### What this task involves:
With all pictures omitted, return verbatim the lines from the beginning of the records below through the line containing "minimum width=73pt, minimum".

### Charts and diagrams as code:
***

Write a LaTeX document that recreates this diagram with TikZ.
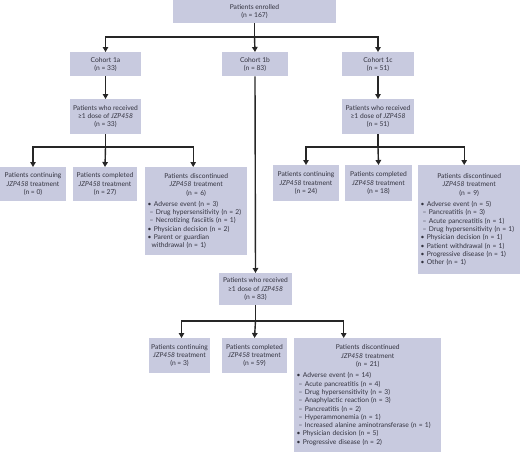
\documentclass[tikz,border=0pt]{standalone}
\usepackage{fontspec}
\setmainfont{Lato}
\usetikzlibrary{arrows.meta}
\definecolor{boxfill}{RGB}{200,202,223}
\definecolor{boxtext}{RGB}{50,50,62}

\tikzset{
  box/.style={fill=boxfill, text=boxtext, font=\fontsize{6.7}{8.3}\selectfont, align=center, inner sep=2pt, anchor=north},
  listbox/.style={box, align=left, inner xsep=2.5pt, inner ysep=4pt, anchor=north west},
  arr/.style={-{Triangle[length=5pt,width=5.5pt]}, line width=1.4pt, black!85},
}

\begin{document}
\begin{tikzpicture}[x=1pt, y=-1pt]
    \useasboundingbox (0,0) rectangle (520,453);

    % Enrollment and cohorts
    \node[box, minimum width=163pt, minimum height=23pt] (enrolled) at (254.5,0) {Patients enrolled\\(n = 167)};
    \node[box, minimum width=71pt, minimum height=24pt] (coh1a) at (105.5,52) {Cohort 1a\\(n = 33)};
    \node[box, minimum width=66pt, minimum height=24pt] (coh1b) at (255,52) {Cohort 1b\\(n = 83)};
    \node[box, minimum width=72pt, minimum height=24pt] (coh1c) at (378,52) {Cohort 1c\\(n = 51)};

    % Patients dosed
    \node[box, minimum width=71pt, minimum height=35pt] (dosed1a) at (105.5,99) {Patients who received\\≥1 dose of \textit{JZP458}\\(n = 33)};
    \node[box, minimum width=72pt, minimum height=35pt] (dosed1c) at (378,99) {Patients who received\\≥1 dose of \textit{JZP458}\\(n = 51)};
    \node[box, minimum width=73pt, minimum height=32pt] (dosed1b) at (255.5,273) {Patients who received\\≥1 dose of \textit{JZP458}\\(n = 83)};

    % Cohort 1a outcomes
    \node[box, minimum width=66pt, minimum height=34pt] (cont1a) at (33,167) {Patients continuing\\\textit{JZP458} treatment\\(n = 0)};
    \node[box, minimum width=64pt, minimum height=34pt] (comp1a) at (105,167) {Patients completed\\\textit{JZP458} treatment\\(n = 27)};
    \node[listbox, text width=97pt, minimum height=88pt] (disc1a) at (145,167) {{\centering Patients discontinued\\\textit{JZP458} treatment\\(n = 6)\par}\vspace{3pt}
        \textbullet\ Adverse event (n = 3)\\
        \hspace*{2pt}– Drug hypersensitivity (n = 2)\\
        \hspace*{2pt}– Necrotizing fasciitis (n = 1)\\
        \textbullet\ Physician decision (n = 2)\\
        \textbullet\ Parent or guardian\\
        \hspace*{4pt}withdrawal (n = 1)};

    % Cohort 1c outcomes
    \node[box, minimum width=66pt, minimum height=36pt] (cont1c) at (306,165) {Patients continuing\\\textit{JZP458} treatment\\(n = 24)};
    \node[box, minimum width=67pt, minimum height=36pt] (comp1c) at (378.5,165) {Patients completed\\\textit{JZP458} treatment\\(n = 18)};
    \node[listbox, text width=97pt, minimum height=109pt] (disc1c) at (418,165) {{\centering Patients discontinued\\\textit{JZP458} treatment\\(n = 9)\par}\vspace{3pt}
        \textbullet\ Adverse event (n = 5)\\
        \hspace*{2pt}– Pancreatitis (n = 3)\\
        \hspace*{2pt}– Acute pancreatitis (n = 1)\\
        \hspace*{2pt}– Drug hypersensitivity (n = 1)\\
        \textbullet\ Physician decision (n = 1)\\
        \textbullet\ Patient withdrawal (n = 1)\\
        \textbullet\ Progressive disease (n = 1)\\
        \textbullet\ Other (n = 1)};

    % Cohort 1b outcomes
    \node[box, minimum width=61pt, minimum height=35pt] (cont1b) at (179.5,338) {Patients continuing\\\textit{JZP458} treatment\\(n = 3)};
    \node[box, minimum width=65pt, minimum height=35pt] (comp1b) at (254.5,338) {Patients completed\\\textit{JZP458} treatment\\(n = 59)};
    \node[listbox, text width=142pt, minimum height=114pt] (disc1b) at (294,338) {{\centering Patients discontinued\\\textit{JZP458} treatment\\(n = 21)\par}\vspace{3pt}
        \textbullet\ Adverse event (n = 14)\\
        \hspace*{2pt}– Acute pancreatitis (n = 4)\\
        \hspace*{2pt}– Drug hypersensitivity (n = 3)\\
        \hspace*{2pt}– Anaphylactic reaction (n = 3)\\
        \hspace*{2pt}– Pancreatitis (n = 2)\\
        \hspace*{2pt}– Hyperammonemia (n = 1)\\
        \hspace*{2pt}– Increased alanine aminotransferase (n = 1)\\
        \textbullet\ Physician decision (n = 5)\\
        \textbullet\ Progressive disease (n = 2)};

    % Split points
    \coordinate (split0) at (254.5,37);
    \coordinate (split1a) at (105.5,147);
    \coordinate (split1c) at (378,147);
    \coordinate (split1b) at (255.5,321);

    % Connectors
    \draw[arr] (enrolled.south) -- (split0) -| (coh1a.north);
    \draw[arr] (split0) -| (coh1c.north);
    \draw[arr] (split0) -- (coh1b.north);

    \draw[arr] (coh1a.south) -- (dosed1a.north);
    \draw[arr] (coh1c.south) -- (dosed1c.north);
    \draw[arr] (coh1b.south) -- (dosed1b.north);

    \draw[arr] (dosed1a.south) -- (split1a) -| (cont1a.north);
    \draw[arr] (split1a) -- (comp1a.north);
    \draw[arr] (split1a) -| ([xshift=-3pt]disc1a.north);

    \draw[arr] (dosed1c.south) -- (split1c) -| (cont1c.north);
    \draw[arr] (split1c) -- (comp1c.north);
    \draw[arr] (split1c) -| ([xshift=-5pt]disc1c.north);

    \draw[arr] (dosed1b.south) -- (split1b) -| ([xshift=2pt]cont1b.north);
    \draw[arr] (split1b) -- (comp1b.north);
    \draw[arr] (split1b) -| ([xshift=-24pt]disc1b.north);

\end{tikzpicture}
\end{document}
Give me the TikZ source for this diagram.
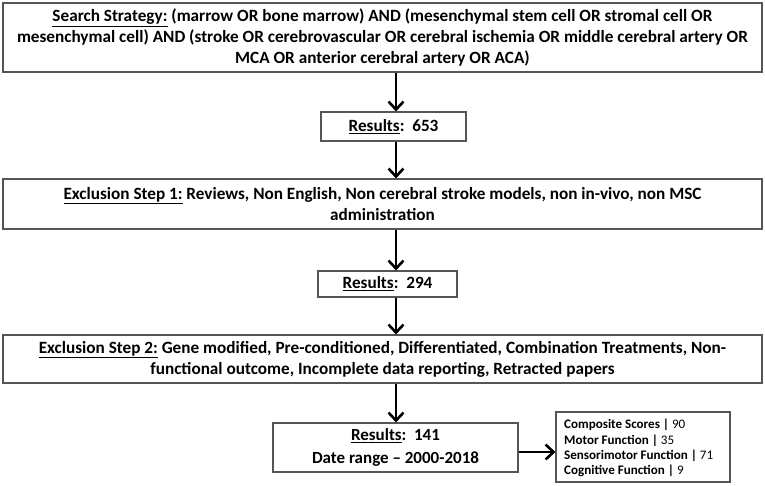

***

### Output of the exercise:
Write a LaTeX document that recreates this diagram with TikZ.
\documentclass[tikz,border=0pt]{standalone}
\usepackage{fontspec}
\setmainfont{Lato}
\usetikzlibrary{arrows.meta}
\definecolor{boxfill}{RGB}{200,202,223}
\definecolor{boxtext}{RGB}{50,50,62}

\tikzset{
  box/.style={fill=boxfill, text=boxtext, font=\fontsize{6.7}{8.3}\selectfont, align=center, inner sep=2pt, anchor=north},
  listbox/.style={box, align=left, inner xsep=2.5pt, inner ysep=4pt, anchor=north west},
  arr/.style={-{Triangle[length=5pt,width=5.5pt]}, line width=1.4pt, black!85},
}

\begin{document}
\begin{tikzpicture}[x=1pt, y=-1pt]
    \useasboundingbox (0,0) rectangle (520,453);

    % Enrollment and cohorts
    \node[box, minimum width=163pt, minimum height=23pt] (enrolled) at (254.5,0) {Patients enrolled\\(n = 167)};
    \node[box, minimum width=71pt, minimum height=24pt] (coh1a) at (105.5,52) {Cohort 1a\\(n = 33)};
    \node[box, minimum width=66pt, minimum height=24pt] (coh1b) at (255,52) {Cohort 1b\\(n = 83)};
    \node[box, minimum width=72pt, minimum height=24pt] (coh1c) at (378,52) {Cohort 1c\\(n = 51)};

    % Patients dosed
    \node[box, minimum width=71pt, minimum height=35pt] (dosed1a) at (105.5,99) {Patients who received\\≥1 dose of \textit{JZP458}\\(n = 33)};
    \node[box, minimum width=72pt, minimum height=35pt] (dosed1c) at (378,99) {Patients who received\\≥1 dose of \textit{JZP458}\\(n = 51)};
    \node[box, minimum width=73pt, minimum height=32pt] (dosed1b) at (255.5,273) {Patients who received\\≥1 dose of \textit{JZP458}\\(n = 83)};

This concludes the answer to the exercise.